The last time that happened was at Animal Crackers in 1992,
and while a strong argument could be made that Groucho Marx’s wit
was every bit as sharp as Porter’s, it was a whole different kettle
of swordfish. Or let’s just say Groucho was swordfish and Porter was
caviar. With toast points.
It’s been thirty years since Porter died, but listening to his lyrics is
still beguiling and thrilling all at once. If his best songs weren’t so
elegant and sophisticated, they’d reek of style. As it is, the style’s just
there, like the wordplay and the sly, sleek pokes just beneath the surface.
And what better setting for all of this than the theater? Sam and Bella
Spewack’s book was inspired in large part by the reports of the backstage
bickering of the legendary acting couple Alfred Lunt and Lynne Fontaine;
it was rumored that some of their fights onstage kept going after the
curtain had run down.
Enter Fred Graham and Lillli Vanessi (Steve Barton and Marilyn Caskey)
once married; now divorced yet still working together, this time on the
musical version of The Taming of the Shrew. Fred has got his eyes
on the company ingenue, Lois Lane (Leah Hocking) and Lilli’s engaged to
a lecherous congressman, Harrison Howell (Kenneth Garner)

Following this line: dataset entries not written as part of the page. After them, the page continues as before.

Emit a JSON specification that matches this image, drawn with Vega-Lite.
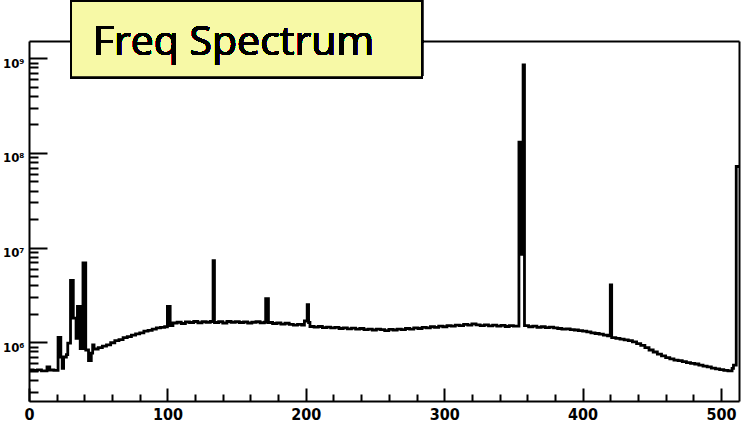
{
  "$schema": "https://vega.github.io/schema/vega-lite/v6.json",
  "width": 710,
  "height": 360,
  "autosize": "none",
  "padding": {"left": 29, "top": 41, "right": 5, "bottom": 24},
  "background": "white",
  "config": {"view": {"stroke": null}},
  "data": {
    "values": [
      {"bin": 0, "counts": 510000}, {"bin": 3, "counts": 505000}, {"bin": 6, "counts": 512000}, {"bin": 9, "counts": 500000},
      {"bin": 13, "counts": 550000}, {"bin": 15, "counts": 510000}, {"bin": 18, "counts": 505000},
      {"bin": 21, "counts": 1130000}, {"bin": 23, "counts": 700000}, {"bin": 24, "counts": 530000}, {"bin": 25, "counts": 700000},
      {"bin": 27, "counts": 740000}, {"bin": 28, "counts": 980000}, {"bin": 30, "counts": 4500000}, {"bin": 32, "counts": 1800000},
      {"bin": 34, "counts": 1100000}, {"bin": 35, "counts": 2400000}, {"bin": 37, "counts": 860000}, {"bin": 39, "counts": 6900000},
      {"bin": 41, "counts": 830000}, {"bin": 43, "counts": 640000}, {"bin": 45, "counts": 770000}, {"bin": 46, "counts": 940000},
      {"bin": 47, "counts": 850000}, {"bin": 50, "counts": 880000}, {"bin": 53, "counts": 910000}, {"bin": 56, "counts": 940000},
      {"bin": 59, "counts": 990000}, {"bin": 62, "counts": 1040000}, {"bin": 65, "counts": 1070000}, {"bin": 68, "counts": 1120000},
      {"bin": 71, "counts": 1150000}, {"bin": 74, "counts": 1190000}, {"bin": 77, "counts": 1230000}, {"bin": 80, "counts": 1260000},
      {"bin": 83, "counts": 1310000}, {"bin": 86, "counts": 1340000}, {"bin": 89, "counts": 1380000}, {"bin": 92, "counts": 1420000},
      {"bin": 95, "counts": 1440000}, {"bin": 98, "counts": 1460000}, {"bin": 100, "counts": 2400000}, {"bin": 102, "counts": 1500000},
      {"bin": 104, "counts": 1600000}, {"bin": 107, "counts": 1630000}, {"bin": 110, "counts": 1580000}, {"bin": 113, "counts": 1640000},
      {"bin": 116, "counts": 1620000}, {"bin": 119, "counts": 1660000}, {"bin": 122, "counts": 1610000}, {"bin": 125, "counts": 1650000},
      {"bin": 128, "counts": 1630000}, {"bin": 131, "counts": 1660000}, {"bin": 133, "counts": 7300000}, {"bin": 134, "counts": 1620000},
      {"bin": 137, "counts": 1650000}, {"bin": 140, "counts": 1600000}, {"bin": 143, "counts": 1660000}, {"bin": 146, "counts": 1630000},
      {"bin": 149, "counts": 1650000}, {"bin": 152, "counts": 1620000}, {"bin": 155, "counts": 1640000}, {"bin": 158, "counts": 1600000},
      {"bin": 161, "counts": 1630000}, {"bin": 164, "counts": 1650000}, {"bin": 167, "counts": 1610000}, {"bin": 170, "counts": 1630000},
      {"bin": 171, "counts": 2900000}, {"bin": 173, "counts": 1620000}, {"bin": 176, "counts": 1580000}, {"bin": 179, "counts": 1600000},
      {"bin": 182, "counts": 1560000}, {"bin": 185, "counts": 1590000}, {"bin": 188, "counts": 1550000}, {"bin": 191, "counts": 1520000},
      {"bin": 194, "counts": 1550000}, {"bin": 197, "counts": 1520000}, {"bin": 199, "counts": 1680000}, {"bin": 201, "counts": 2500000},
      {"bin": 202, "counts": 1620000}, {"bin": 203, "counts": 1470000}, {"bin": 206, "counts": 1450000}, {"bin": 209, "counts": 1470000},
      {"bin": 212, "counts": 1430000}, {"bin": 215, "counts": 1450000}, {"bin": 218, "counts": 1420000}, {"bin": 221, "counts": 1440000},
      {"bin": 224, "counts": 1400000}, {"bin": 227, "counts": 1420000}, {"bin": 230, "counts": 1390000}, {"bin": 233, "counts": 1410000},
      {"bin": 236, "counts": 1380000}, {"bin": 239, "counts": 1400000}, {"bin": 242, "counts": 1360000}, {"bin": 245, "counts": 1380000},
      {"bin": 248, "counts": 1350000}, {"bin": 251, "counts": 1380000}, {"bin": 254, "counts": 1360000}, {"bin": 257, "counts": 1330000},
      {"bin": 260, "counts": 1370000}, {"bin": 263, "counts": 1350000}, {"bin": 266, "counts": 1380000}, {"bin": 269, "counts": 1360000},
      {"bin": 272, "counts": 1400000}, {"bin": 275, "counts": 1380000}, {"bin": 278, "counts": 1420000}, {"bin": 281, "counts": 1400000},
      {"bin": 284, "counts": 1440000}, {"bin": 287, "counts": 1420000}, {"bin": 290, "counts": 1460000}, {"bin": 293, "counts": 1440000},
      {"bin": 296, "counts": 1480000}, {"bin": 299, "counts": 1460000}, {"bin": 302, "counts": 1500000}, {"bin": 305, "counts": 1480000},
      {"bin": 308, "counts": 1520000}, {"bin": 311, "counts": 1500000}, {"bin": 314, "counts": 1550000}, {"bin": 317, "counts": 1520000},
      {"bin": 320, "counts": 1570000}, {"bin": 323, "counts": 1530000}, {"bin": 326, "counts": 1500000}, {"bin": 329, "counts": 1530000},
      {"bin": 332, "counts": 1490000}, {"bin": 335, "counts": 1520000}, {"bin": 338, "counts": 1480000}, {"bin": 341, "counts": 1510000},
      {"bin": 344, "counts": 1470000}, {"bin": 347, "counts": 1500000}, {"bin": 350, "counts": 1480000},
      {"bin": 354, "counts": 130000000}, {"bin": 355, "counts": 8500000}, {"bin": 357, "counts": 850000000}, {"bin": 358, "counts": 1500000},
      {"bin": 361, "counts": 1460000}, {"bin": 364, "counts": 1480000}, {"bin": 367, "counts": 1440000}, {"bin": 370, "counts": 1460000},
      {"bin": 373, "counts": 1430000}, {"bin": 376, "counts": 1450000}, {"bin": 379, "counts": 1420000}, {"bin": 382, "counts": 1400000},
      {"bin": 385, "counts": 1380000}, {"bin": 388, "counts": 1390000}, {"bin": 391, "counts": 1360000}, {"bin": 394, "counts": 1350000},
      {"bin": 397, "counts": 1330000}, {"bin": 400, "counts": 1310000}, {"bin": 403, "counts": 1290000}, {"bin": 406, "counts": 1260000},
      {"bin": 409, "counts": 1240000}, {"bin": 412, "counts": 1220000}, {"bin": 415, "counts": 1190000}, {"bin": 418, "counts": 1170000},
      {"bin": 420, "counts": 4040000}, {"bin": 421, "counts": 1120000}, {"bin": 424, "counts": 1100000}, {"bin": 427, "counts": 1080000},
      {"bin": 430, "counts": 1060000}, {"bin": 433, "counts": 1040000}, {"bin": 436, "counts": 1010000}, {"bin": 439, "counts": 970000},
      {"bin": 442, "counts": 930000}, {"bin": 445, "counts": 880000}, {"bin": 448, "counts": 830000}, {"bin": 451, "counts": 790000},
      {"bin": 454, "counts": 750000}, {"bin": 457, "counts": 720000}, {"bin": 460, "counts": 690000}, {"bin": 463, "counts": 670000},
      {"bin": 466, "counts": 650000}, {"bin": 469, "counts": 640000}, {"bin": 472, "counts": 625000}, {"bin": 475, "counts": 610000},
      {"bin": 478, "counts": 600000}, {"bin": 481, "counts": 590000}, {"bin": 484, "counts": 575000}, {"bin": 487, "counts": 560000},
      {"bin": 490, "counts": 550000}, {"bin": 493, "counts": 535000}, {"bin": 496, "counts": 525000}, {"bin": 499, "counts": 515000},
      {"bin": 502, "counts": 505000}, {"bin": 505, "counts": 500000}, {"bin": 508, "counts": 530000}, {"bin": 509, "counts": 575000},
      {"bin": 511, "counts": 72000000}, {"bin": 513, "counts": 72000000}
    ]
  },
  "layer": [
    {
      "mark": {"type": "line", "interpolate": "step-after", "color": "black", "strokeWidth": 2.8, "strokeJoin": "miter"},
      "encoding": {
        "x": {
          "field": "bin", "type": "quantitative",
          "scale": {"domain": [0, 513], "nice": false, "zero": false},
          "axis": {
            "orient": "bottom", "values": [0, 100, 200, 300, 400, 500], "ticks": false, "grid": false, "title": null,
            "domain": true, "domainColor": "black", "domainWidth": 2,
            "labelFont": "Liberation Sans Narrow, DejaVu Sans Condensed, sans-serif", "labelFontSize": 16, "labelFontWeight": "bold",
            "labelColor": "black", "labelPadding": 5, "labelFlush": false
          }
        },
        "y": {
          "field": "counts", "type": "quantitative",
          "scale": {"type": "log", "domain": [240000, 1523000000], "nice": false},
          "axis": {
            "orient": "left", "values": [1000000, 10000000, 100000000, 1000000000], "ticks": false, "grid": false, "title": null,
            "domain": true, "domainColor": "black", "domainWidth": 2,
            "labelExpr": "'10' + (datum.value > 5e8 ? '⁹' : datum.value > 5e7 ? '⁸' : datum.value > 5e6 ? '⁷' : '⁶')",
            "labelFont": "Liberation Sans Narrow, DejaVu Sans Condensed, sans-serif", "labelFontSize": 13, "labelFontWeight": "bold",
            "labelColor": "black", "labelPadding": 5, "labelBaseline": "middle", "labelOffset": 5
          }
        }
      }
    },
    {
      "mark": {"type": "line", "opacity": 0},
      "encoding": {
        "x": {
          "field": "bin", "type": "quantitative",
          "axis": {
            "orient": "bottom", "tickSize": -13, "tickWidth": 2, "tickColor": "black",
            "values": [0, 100, 200, 300, 400, 500], "labels": false, "domain": false, "grid": false, "title": null
          }
        },
        "y": {
          "field": "counts", "type": "quantitative",
          "axis": {
            "orient": "left", "tickSize": -18, "tickWidth": 2, "tickColor": "black",
            "values": [1000000, 10000000, 100000000, 1000000000], "labels": false, "domain": false, "grid": false, "title": null
          }
        }
      }
    },
    {
      "mark": {"type": "line", "opacity": 0},
      "encoding": {
        "x": {
          "field": "bin", "type": "quantitative",
          "axis": {
            "orient": "bottom", "tickSize": -7, "tickWidth": 2, "tickColor": "black",
            "values": [20, 40, 60, 80, 120, 140, 160, 180, 220, 240, 260, 280, 320, 340, 360, 380, 420, 440, 460, 480],
            "labels": false, "domain": false, "grid": false, "title": null
          }
        },
        "y": {
          "field": "counts", "type": "quantitative",
          "axis": {
            "orient": "left", "tickSize": -9, "tickWidth": 2, "tickColor": "black",
            "values": [300000, 400000, 500000, 600000, 700000, 800000, 900000,
                       2000000, 3000000, 4000000, 5000000, 6000000, 7000000, 8000000, 9000000,
                       20000000, 30000000, 40000000, 50000000, 60000000, 70000000, 80000000, 90000000,
                       200000000, 300000000, 400000000, 500000000, 600000000, 700000000, 800000000, 900000000],
            "labels": false, "domain": false, "grid": false, "title": null
          }
        }
      }
    },
    {
      "mark": {"type": "line", "opacity": 0},
      "encoding": {
        "x": {
          "field": "bin", "type": "quantitative",
          "axis": {"orient": "top", "ticks": false, "labels": false, "grid": false, "title": null, "domain": true, "domainColor": "black", "domainWidth": 2}
        },
        "y": {
          "field": "counts", "type": "quantitative",
          "axis": {"orient": "right", "ticks": false, "labels": false, "grid": false, "title": null, "domain": true, "domainColor": "black", "domainWidth": 2}
        }
      }
    },
    {
      "mark": {"type": "rect", "fill": "#f7f9a6", "stroke": "black", "strokeWidth": 2, "clip": false},
      "encoding": {
        "x": {"datum": 30.35, "type": "quantitative", "axis": null},
        "x2": {"datum": 283.96},
        "y": {"datum": 630000000, "type": "quantitative", "axis": null},
        "y2": {"datum": 4030000000}
      }
    },
    {
      "mark": {"type": "text", "text": "Freq Spectrum", "font": "Open Sans", "fontSize": 41, "fontWeight": "normal", "color": "black", "align": "center", "baseline": "alphabetic", "clip": false},
      "encoding": {
        "x": {"datum": 147.8, "type": "quantitative", "axis": null},
        "y": {"datum": 1083000000, "type": "quantitative", "axis": null}
      }
    }
  ],
  "resolve": {"axis": {"x": "independent", "y": "independent"}}
}
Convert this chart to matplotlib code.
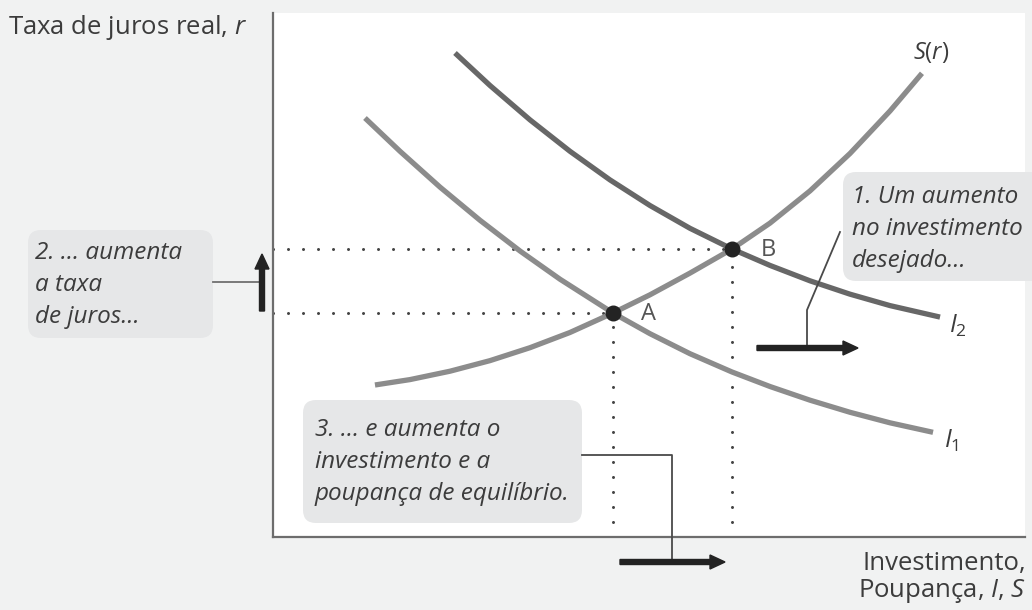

Add to that Lois’ boyfriend, Bill Calhoun (Michael Gruber), a member of
the company who’s $10,000 in the hole to some gangsters, and the gangsters
gunmen (Mark Lotito and Kevin McClarnon), who have come to the theater (in
Baltimore; they’re in tryouts) to collect. And from Fred, because Bill
signed Fred’s name to the IOU.
All of that may seem disjointed, but once this Kiss Me Kate gets
going – thanks to Liza Gennaro’s choreography, it’s delightfully physical,
and even that’s funny most of the time – its witty solidity drives it with
a predictability so smooth you know exactly what’s going to happen next.
Barton and Caskey are delightful together, especially when they’re bickering
(a long scene in which Lillli receives flowers meant for Lois is hilarious),
and Hocking, mixes coquettishness with a self-mocking savvy Mae West might
envy. But the pair who bring down the house is Lotito and McClarnon.
They show up towards the end of the first half, and Fred convinces them
not to let Lilli out of their sight. The sight of these yeggs in tights
and doublets is funny by itself, but the two’s delivery is exquisitely dense
in the manner of the Dead End Kids and the Bowery Boys, and it makes their
delivery of “Brush Up Your Shakespeare” – and the accompanying physical
punctuation – one of Kiss Me, Kate's highlights.
Then again, it could be said this Kate is one highlight after
another: Caskey’s lovely soprano on: "So in Love” and “I Am Ashamed That
Women Are So Simple”; Barton’s cozy baritone on “I’ve Come To Wive It
Wealthily In Padua” and “Where Is The That Late I Led”; and Hocking’s
“Always True to You In My Fashion”.
The Goodspeed has begun its 31st season not just on the right foot, but
in the right voice and the right humor, too.